GILLS AROUND THE GREEN

Eastern Angles at the Sir John Mills Theatre, Ipswich




Maybe the front row wasn't such a good idea. We chased the horse round the stage, wielded an inflatable hammer, as well as barking like a fox and being stung by a jellyfish. Didn't dare take out the notebook, either, so I hope I've got this about right ...
Gills Around The Green is the twelfth show that Julian Harries and Pat Whymark have penned for the cosy John Mills Theatre. Eastern Angles have given us grade 1 daftness in the past, but this has to be the weirdest and the wackiest yet.
The crazy eco-fable started bizarre – Aqua Boy vs the evil Piscator played out in his bath-tub – and got more and more surreal with every new scene.
Ready meals, plastic pollution, hunting, over-fishing and the future of the planet in general and Ipswich in particular – all these were checked along the way, in a scenario of inspired silliness.
Some ideas worked better than others – maybe this varies from audience to audience – but the costumes and the characters changed so frequently there was no chance of critical ennui. Amongst the more memorable notions: the cows – horned hats, pink udder handbags, black and white gowns – discussing the judging at the cattle show, and the Hairy Growlers [unevolved humans] with their cod-Shakespearean dialogue.
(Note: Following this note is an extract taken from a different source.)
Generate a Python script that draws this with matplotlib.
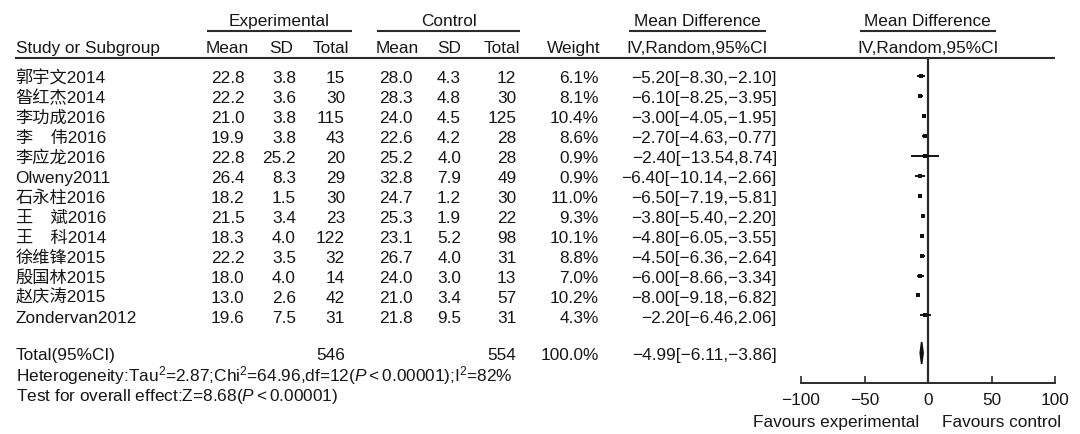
import matplotlib
matplotlib.use("Agg")
import matplotlib.pyplot as plt
import numpy as np

plt.rcParams['font.family'] = ['Liberation Sans', 'Noto Sans CJK SC', 'DejaVu Sans']
plt.rcParams['mathtext.fontset'] = 'custom'
plt.rcParams['mathtext.rm'] = 'Liberation Sans'
plt.rcParams['mathtext.it'] = 'Liberation Sans:italic'
plt.rcParams['mathtext.bf'] = 'Liberation Sans:bold'

# study level data
studies = ["郭宇文2014", "昝红杰2014", "李功成2016", "李\u3000伟2016", "李应龙2016",
           "Olweny2011", "石永柱2016", "王\u3000斌2016", "王\u3000科2014", "徐维锋2015",
           "殷国林2015", "赵庆涛2015", "Zondervan2012"]
exp_mean = [22.8, 22.2, 21.0, 19.9, 22.8, 26.4, 18.2, 21.5, 18.3, 22.2, 18.0, 13.0, 19.6]
exp_sd = [3.8, 3.6, 3.8, 3.8, 25.2, 8.3, 1.5, 3.4, 4.0, 3.5, 4.0, 2.6, 7.5]
exp_n = [15, 30, 115, 43, 20, 29, 30, 23, 122, 32, 14, 42, 31]
ctl_mean = [28.0, 28.3, 24.0, 22.6, 25.2, 32.8, 24.7, 25.3, 23.1, 26.7, 24.0, 21.0, 21.8]
ctl_sd = [4.3, 4.8, 4.5, 4.2, 4.0, 7.9, 1.2, 1.9, 5.2, 4.0, 3.0, 3.4, 9.5]
ctl_n = [12, 30, 125, 28, 28, 49, 30, 22, 98, 31, 13, 57, 31]
weight = [6.1, 8.1, 10.4, 8.6, 0.9, 0.9, 11.0, 9.3, 10.1, 8.8, 7.0, 10.2, 4.3]
md = [-5.20, -6.10, -3.00, -2.70, -2.40, -6.40, -6.50, -3.80, -4.80, -4.50, -6.00, -8.00, -2.20]
ci_lo = [-8.30, -8.25, -4.05, -4.63, -13.54, -10.14, -7.19, -5.40, -6.05, -6.36, -8.66, -9.18, -6.46]
ci_hi = [-2.10, -3.95, -1.95, -0.77, 8.74, -2.66, -5.81, -2.20, -3.55, -2.64, -3.34, -6.82, 2.06]

# pooled result
total_exp_n = 546
total_ctl_n = 554
total_weight = 100.0
total_md = -4.99
total_lo = -6.11
total_hi = -3.86
heterogeneity = r"Heterogeneity:Tau$^{2}$=2.87;Chi$^{2}$=64.96,df=12($P<$0.00001);I$^{2}$=82%"
overall = r"Test for overall effect:Z=8.68($P<$0.00001)"

axis_ticks = [-100, -50, 0, 50, 100]

FS = 12.4
TXT = '#161616'
LINE = '#2b2b2b'


def fmt(v, nd):
    return f"{v:.{nd}f}".replace('-', '\u2212')


fig = plt.figure(figsize=(10.8, 4.35), dpi=100)
ax = fig.add_axes([0, 0, 1, 1])
ax.set_xlim(0, 1080)
ax.set_ylim(435, 0)
ax.axis('off')


def put(x, y, s, ha='left'):
    ax.text(x, y + 6.2, s, ha=ha, va='baseline', fontsize=FS, color=TXT)


# header
put(279.3, 20, "Experimental", ha='center')
put(448.5, 20, "Control", ha='center')
put(697, 20, "Mean Difference", ha='center')
put(927.6, 20, "Mean Difference", ha='center')
for x0, x1 in [(206.6, 352), (377, 520), (629, 765.5), (859.6, 995.6)]:
    ax.plot([x0, x1], [32, 32], color=LINE, lw=1.5, solid_capstyle='butt')

put(15.5, 46.5, "Study or Subgroup")
put(227.6, 46.5, "Mean", ha='center')
put(281, 46.5, "SD", ha='center')
put(331, 46.5, "Total", ha='center')
put(397.5, 46.5, "Mean", ha='center')
put(449, 46.5, "SD", ha='center')
put(502, 46.5, "Total", ha='center')
put(601, 46.5, "Weight", ha='right')
put(697, 46.5, "IV,Random,95%CI", ha='center')
put(927.6, 46.5, "IV,Random,95%CI", ha='center')
ax.plot([15, 1055], [59, 59], color=LINE, lw=1.5, solid_capstyle='butt')

# rows
row_y = 77 + 19.95 * np.arange(len(studies))
for i, y in enumerate(row_y):
    put(15.5, y, studies[i])
    put(244.5, y, fmt(exp_mean[i], 1), ha='right')
    put(296, y, fmt(exp_sd[i], 1), ha='right')
    put(345, y, str(exp_n[i]), ha='right')
    put(413, y, fmt(ctl_mean[i], 1), ha='right')
    put(461, y, fmt(ctl_sd[i], 1), ha='right')
    put(516.5, y, str(ctl_n[i]), ha='right')
    put(598.5, y, fmt(weight[i], 1) + "%", ha='right')
    put(777, y, f"{fmt(md[i], 2)}[{fmt(ci_lo[i], 2)},{fmt(ci_hi[i], 2)}]", ha='right')

total_y = 354
put(15.5, total_y, "Total(95%CI)")
put(345, total_y, str(total_exp_n), ha='right')
put(516.5, total_y, str(total_ctl_n), ha='right')
put(598.5, total_y, fmt(total_weight, 1) + "%", ha='right')
put(777, total_y, f"{fmt(total_md, 2)}[{fmt(total_lo, 2)},{fmt(total_hi, 2)}]", ha='right')
put(15.5, 375.5, heterogeneity)
put(15.5, 395, overall)

put(918.8, 421, "Favours experimental", ha='right')
put(942, 421, "Favours control")

# forest panel
ax2 = fig.add_axes([801 / 1080, (435 - 383.5) / 435, 254 / 1080, (383.5 - 59) / 435])
ax2.patch.set_visible(False)
ax2.set_xlim(-100, 100)
ax2.set_ylim(383.5, 59)
for s in ['top', 'right', 'left']:
    ax2.spines[s].set_visible(False)
ax2.spines['bottom'].set_color(LINE)
ax2.spines['bottom'].set_linewidth(1.4)
ax2.set_yticks([])
ax2.set_xticks(axis_ticks)
ax2.set_xticklabels([fmt(t, 0) for t in axis_ticks])
ax2.tick_params(axis='x', direction='in', length=5, width=1.2, pad=7,
                labelsize=FS, colors=LINE, labelcolor=TXT)
ax2.axvline(0, color=LINE, lw=1.6)

ax2.hlines(row_y, ci_lo, ci_hi, color='#111111', lw=1.4)
for i, y in enumerate(row_y):
    ms = max(3.0, 1.05 * np.sqrt(weight[i]))
    ax2.plot(md[i], y, marker='s', ms=ms, color='#111111', mew=0)

h = 11
ax2.fill([total_lo, total_md, total_hi, total_md],
         [total_y, total_y - h, total_y, total_y + h],
         color='#111111', lw=1.2, ec='#111111')

fig.savefig("out.png", dpi=100)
Harries himself grasped each preposterous persona with manic enthusiasm, from mad Professor Grimsby to Jasper, King of Eden. And, like his fellow actors, he gladly turned a hand to playing an impressive range of musical instruments.
He was joined on this mad journey through Thorpeness and a thousand fish jokes by Nicholas Agnew as Vernon Spratt [aka Aqua Boy], Kai Simmons as his mother and the sinister Bernard, Rose van Hooff as a Mermaid, Leda and Grimkin, and Holly Ashton as the posh Tory who's lost in the snow and foolishly falls in with Vernon.
Wonderful to see the irrepressible Mrs Giblets [canine superstar] back on the boards as a hypnotic hound.
The set looked like something left over from a 50s TV science fiction series, and the props showed all the inventive economy we've come to expect: the phone box, the fish tank, the bikes, the snow-bound car, all conjured up from next to nothing.
Helped of course, by the sell-out audience's willingness to use its fevered imagination, and the enthusiasm and energy of this talented company.